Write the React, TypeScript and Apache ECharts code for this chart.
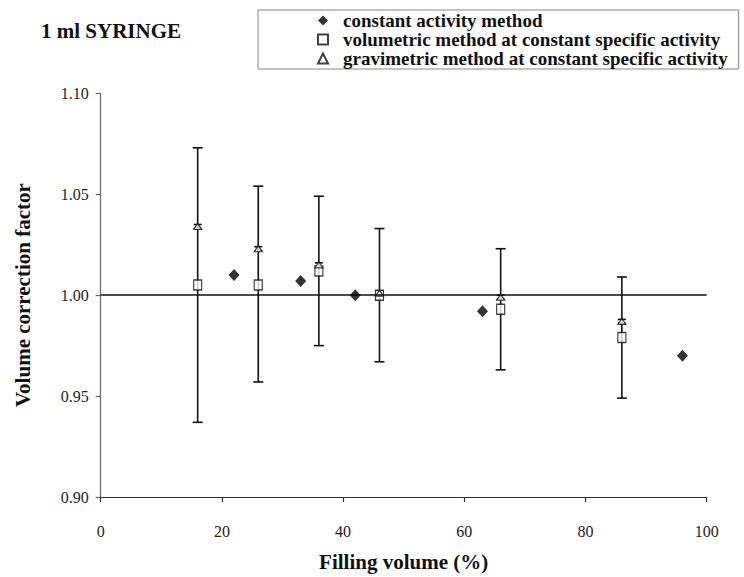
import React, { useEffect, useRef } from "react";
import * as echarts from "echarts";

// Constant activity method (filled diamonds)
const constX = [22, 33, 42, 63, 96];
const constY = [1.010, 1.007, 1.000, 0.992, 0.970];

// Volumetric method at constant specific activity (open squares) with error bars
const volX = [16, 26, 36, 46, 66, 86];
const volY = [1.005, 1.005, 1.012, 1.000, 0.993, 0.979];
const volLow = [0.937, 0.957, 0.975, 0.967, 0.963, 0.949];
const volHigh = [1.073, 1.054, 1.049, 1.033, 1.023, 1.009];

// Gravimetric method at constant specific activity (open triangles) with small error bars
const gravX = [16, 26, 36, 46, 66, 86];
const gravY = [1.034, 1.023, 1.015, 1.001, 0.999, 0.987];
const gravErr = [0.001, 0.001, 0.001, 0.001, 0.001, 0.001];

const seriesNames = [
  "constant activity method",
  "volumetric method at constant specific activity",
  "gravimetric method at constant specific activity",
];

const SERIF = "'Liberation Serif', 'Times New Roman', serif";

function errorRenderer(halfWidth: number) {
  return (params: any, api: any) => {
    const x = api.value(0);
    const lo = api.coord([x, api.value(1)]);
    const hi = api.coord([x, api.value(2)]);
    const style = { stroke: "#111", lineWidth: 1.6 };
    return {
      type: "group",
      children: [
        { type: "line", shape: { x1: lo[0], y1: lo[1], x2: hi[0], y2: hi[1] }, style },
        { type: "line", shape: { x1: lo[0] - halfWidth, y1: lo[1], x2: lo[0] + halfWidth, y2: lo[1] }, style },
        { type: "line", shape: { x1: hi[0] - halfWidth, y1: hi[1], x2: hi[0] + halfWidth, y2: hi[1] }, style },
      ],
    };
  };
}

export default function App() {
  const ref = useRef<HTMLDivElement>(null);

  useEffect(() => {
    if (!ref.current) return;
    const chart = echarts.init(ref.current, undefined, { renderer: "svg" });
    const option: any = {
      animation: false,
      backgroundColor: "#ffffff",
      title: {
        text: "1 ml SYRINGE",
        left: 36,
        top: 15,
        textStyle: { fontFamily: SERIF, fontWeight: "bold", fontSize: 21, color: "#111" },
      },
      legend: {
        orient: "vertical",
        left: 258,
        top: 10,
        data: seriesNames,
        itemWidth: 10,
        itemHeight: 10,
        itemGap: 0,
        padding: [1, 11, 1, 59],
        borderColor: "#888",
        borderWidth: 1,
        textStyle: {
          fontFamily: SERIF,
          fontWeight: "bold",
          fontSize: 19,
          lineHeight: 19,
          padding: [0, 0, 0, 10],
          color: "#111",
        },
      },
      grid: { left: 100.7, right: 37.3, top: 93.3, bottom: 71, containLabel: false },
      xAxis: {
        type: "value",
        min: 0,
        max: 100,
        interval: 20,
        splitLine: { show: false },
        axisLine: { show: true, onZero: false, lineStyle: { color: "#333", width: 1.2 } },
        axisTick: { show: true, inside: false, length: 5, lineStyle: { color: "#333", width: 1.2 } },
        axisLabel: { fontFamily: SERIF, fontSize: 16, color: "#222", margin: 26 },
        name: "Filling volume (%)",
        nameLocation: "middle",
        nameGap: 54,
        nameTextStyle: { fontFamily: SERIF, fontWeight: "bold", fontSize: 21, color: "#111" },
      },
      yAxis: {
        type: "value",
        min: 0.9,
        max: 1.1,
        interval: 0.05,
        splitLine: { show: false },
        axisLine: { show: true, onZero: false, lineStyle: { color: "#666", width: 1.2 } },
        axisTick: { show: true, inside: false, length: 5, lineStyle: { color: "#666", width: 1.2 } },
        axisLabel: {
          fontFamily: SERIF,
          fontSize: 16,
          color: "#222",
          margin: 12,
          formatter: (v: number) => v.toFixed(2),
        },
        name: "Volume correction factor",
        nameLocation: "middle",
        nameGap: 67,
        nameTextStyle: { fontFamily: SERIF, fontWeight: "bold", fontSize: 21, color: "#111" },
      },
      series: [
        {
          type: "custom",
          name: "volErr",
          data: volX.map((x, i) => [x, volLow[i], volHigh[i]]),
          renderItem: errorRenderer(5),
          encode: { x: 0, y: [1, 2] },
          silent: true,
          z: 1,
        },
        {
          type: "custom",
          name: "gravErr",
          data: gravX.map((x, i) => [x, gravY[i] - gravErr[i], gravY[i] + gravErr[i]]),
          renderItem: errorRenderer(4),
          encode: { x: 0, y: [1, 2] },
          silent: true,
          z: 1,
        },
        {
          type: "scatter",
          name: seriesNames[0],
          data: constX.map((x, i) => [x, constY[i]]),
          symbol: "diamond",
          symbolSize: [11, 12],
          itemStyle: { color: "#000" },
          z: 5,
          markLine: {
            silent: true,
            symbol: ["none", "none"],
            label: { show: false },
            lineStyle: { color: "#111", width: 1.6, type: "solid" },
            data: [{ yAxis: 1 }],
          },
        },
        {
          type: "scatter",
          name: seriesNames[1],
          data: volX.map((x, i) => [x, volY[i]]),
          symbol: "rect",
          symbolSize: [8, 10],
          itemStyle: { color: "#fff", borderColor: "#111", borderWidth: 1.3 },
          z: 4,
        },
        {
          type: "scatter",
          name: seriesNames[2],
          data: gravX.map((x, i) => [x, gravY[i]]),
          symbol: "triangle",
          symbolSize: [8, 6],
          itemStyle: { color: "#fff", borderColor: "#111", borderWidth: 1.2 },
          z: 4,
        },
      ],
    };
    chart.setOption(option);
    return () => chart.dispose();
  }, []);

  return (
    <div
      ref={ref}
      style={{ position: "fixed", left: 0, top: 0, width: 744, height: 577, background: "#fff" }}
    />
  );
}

§ **Work to be completed**
Set every line down exactly as written, leaving each picture out.

§ **Solution to this exercise**
Write the React, TypeScript and Apache ECharts code for this chart.
import React, { useEffect, useRef } from "react";
import * as echarts from "echarts";

// Constant activity method (filled diamonds)
const constX = [22, 33, 42, 63, 96];
const constY = [1.010, 1.007, 1.000, 0.992, 0.970];

// Volumetric method at constant specific activity (open squares) with error bars
const volX = [16, 26, 36, 46, 66, 86];
const volY = [1.005, 1.005, 1.012, 1.000, 0.993, 0.979];
const volLow = [0.937, 0.957, 0.975, 0.967, 0.963, 0.949];
const volHigh = [1.073, 1.054, 1.049, 1.033, 1.023, 1.009];

// Gravimetric method at constant specific activity (open triangles) with small error bars
const gravX = [16, 26, 36, 46, 66, 86];
const gravY = [1.034, 1.023, 1.015, 1.001, 0.999, 0.987];
const gravErr = [0.001, 0.001, 0.001, 0.001, 0.001, 0.001];

const seriesNames = [
  "constant activity method",
  "volumetric method at constant specific activity",
  "gravimetric method at constant specific activity",
];

const SERIF = "'Liberation Serif', 'Times New Roman', serif";

function errorRenderer(halfWidth: number) {
  return (params: any, api: any) => {
    const x = api.value(0);
    const lo = api.coord([x, api.value(1)]);
    const hi = api.coord([x, api.value(2)]);
    const style = { stroke: "#111", lineWidth: 1.6 };
    return {
      type: "group",
      children: [
        { type: "line", shape: { x1: lo[0], y1: lo[1], x2: hi[0], y2: hi[1] }, style },
        { type: "line", shape: { x1: lo[0] - halfWidth, y1: lo[1], x2: lo[0] + halfWidth, y2: lo[1] }, style },
        { type: "line", shape: { x1: hi[0] - halfWidth, y1: hi[1], x2: hi[0] + halfWidth, y2: hi[1] }, style },
      ],
    };
  };
}

export default function App() {
  const ref = useRef<HTMLDivElement>(null);

  useEffect(() => {
    if (!ref.current) return;
    const chart = echarts.init(ref.current, undefined, { renderer: "svg" });
    const option: any = {
      animation: false,
      backgroundColor: "#ffffff",
      title: {
        text: "1 ml SYRINGE",
        left: 36,
        top: 15,
        textStyle: { fontFamily: SERIF, fontWeight: "bold", fontSize: 21, color: "#111" },
      },
      legend: {
        orient: "vertical",
        left: 258,
        top: 10,
        data: seriesNames,
        itemWidth: 10,
        itemHeight: 10,
        itemGap: 0,
        padding: [1, 11, 1, 59],
        borderColor: "#888",
        borderWidth: 1,
        textStyle: {
          fontFamily: SERIF,
          fontWeight: "bold",
          fontSize: 19,
          lineHeight: 19,
          padding: [0, 0, 0, 10],
          color: "#111",
        },
      },
      grid: { left: 100.7, right: 37.3, top: 93.3, bottom: 71, containLabel: false },
      xAxis: {
        type: "value",
        min: 0,
        max: 100,
        interval: 20,
        splitLine: { show: false },
        axisLine: { show: true, onZero: false, lineStyle: { color: "#333", width: 1.2 } },
        axisTick: { show: true, inside: false, length: 5, lineStyle: { color: "#333", width: 1.2 } },
        axisLabel: { fontFamily: SERIF, fontSize: 16, color: "#222", margin: 26 },
        name: "Filling volume (%)",
        nameLocation: "middle",
        nameGap: 54,
        nameTextStyle: { fontFamily: SERIF, fontWeight: "bold", fontSize: 21, color: "#111" },
      },
      yAxis: {
        type: "value",
        min: 0.9,
        max: 1.1,
        interval: 0.05,
        splitLine: { show: false },
        axisLine: { show: true, onZero: false, lineStyle: { color: "#666", width: 1.2 } },
        axisTick: { show: true, inside: false, length: 5, lineStyle: { color: "#666", width: 1.2 } },
        axisLabel: {
          fontFamily: SERIF,
          fontSize: 16,
          color: "#222",
          margin: 12,
          formatter: (v: number) => v.toFixed(2),
        },
        name: "Volume correction factor",
        nameLocation: "middle",
        nameGap: 67,
        nameTextStyle: { fontFamily: SERIF, fontWeight: "bold", fontSize: 21, color: "#111" },
      },
      series: [
        {
          type: "custom",
          name: "volErr",
          data: volX.map((x, i) => [x, volLow[i], volHigh[i]]),
          renderItem: errorRenderer(5),
          encode: { x: 0, y: [1, 2] },
          silent: true,
          z: 1,
        },
        {
          type: "custom",
          name: "gravErr",
          data: gravX.map((x, i) => [x, gravY[i] - gravErr[i], gravY[i] + gravErr[i]]),
          renderItem: errorRenderer(4),
          encode: { x: 0, y: [1, 2] },
          silent: true,
          z: 1,
        },
        {
          type: "scatter",
          name: seriesNames[0],
          data: constX.map((x, i) => [x, constY[i]]),
          symbol: "diamond",
          symbolSize: [11, 12],
          itemStyle: { color: "#000" },
          z: 5,
          markLine: {
            silent: true,
            symbol: ["none", "none"],
            label: { show: false },
            lineStyle: { color: "#111", width: 1.6, type: "solid" },
            data: [{ yAxis: 1 }],
          },
        },
        {
          type: "scatter",
          name: seriesNames[1],
          data: volX.map((x, i) => [x, volY[i]]),
          symbol: "rect",
          symbolSize: [8, 10],
          itemStyle: { color: "#fff", borderColor: "#111", borderWidth: 1.3 },
          z: 4,
        },
        {
          type: "scatter",
          name: seriesNames[2],
          data: gravX.map((x, i) => [x, gravY[i]]),
          symbol: "triangle",
          symbolSize: [8, 6],
          itemStyle: { color: "#fff", borderColor: "#111", borderWidth: 1.2 },
          z: 4,
        },
      ],
    };
    chart.setOption(option);
    return () => chart.dispose();
  }, []);

  return (
    <div
      ref={ref}
      style={{ position: "fixed", left: 0, top: 0, width: 744, height: 577, background: "#fff" }}
    />
  );
}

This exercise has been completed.